Case A
Case A can work because voltages can be paralleled and if the inputs are high enough resistance, then there is little loss in the signal.
Case B
Case B does not work (and will never work) because 4-20mA is known as a current loop, which like in all electrical circuits, the current must flow all the way through the loop for it to be a current loop. Your wiring attempts to create 3 loops from a single source and the source cannot regulate the current to three loads.
Case C
Case C appears to be a series loop, where there is one loop where the source current passes through three different analog inputs in series.
If wired properly: output (+) to 1st (+), 1st (-) to 2nd (+), 2nd (-) to 3rd (+), 3rd (-) to output (-), it might work, but the probability is low.
The output must be capable of driving the combined input resistances for all three VFDs. The output is spec'd in terms of how much resistance it can drive and the analog inputs have a spec'd input resistance. It's your job to look those numbers up and see if the the source can drive the drive the total load.

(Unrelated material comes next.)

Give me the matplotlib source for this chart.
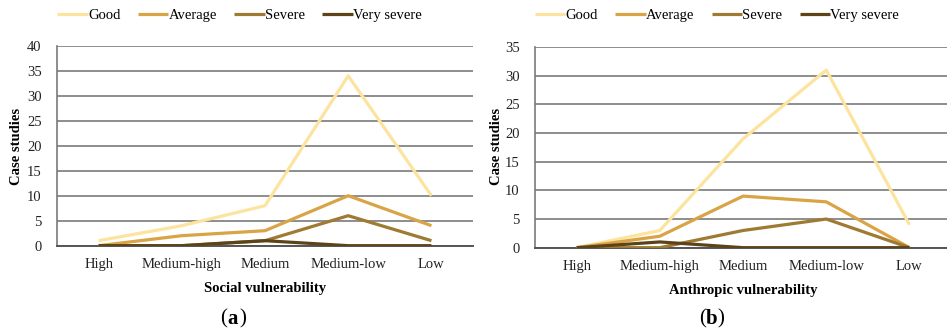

And the inputs must be floating or isolated and not grounded. Otherwise grounding issues add or subtract current from the loop and the result is chaos. This happens all the time. Most inputs are not designed to be run in 4-20mA loop series circuits.
There are splitters that take in one 4-20mA and provide two 4-20mA outputs.
Case D
Case D will not work as drawn, but could with modification.
The 500 ohm resistor must be across the source 4-20mA (+) and (-) terminals.
Then the (+) and (-) terminals are run to each of the VFD voltage inputs (like your Case A)
The voltage will be 2-10Vdc for a 4-20mA signal. If you can configure the 4-20mA signal for 0-20ma, then the voltage will be 0-10Vdc. Sometimes, the scaling on the VFD voltage input can be adjusted to 2-10Vdc.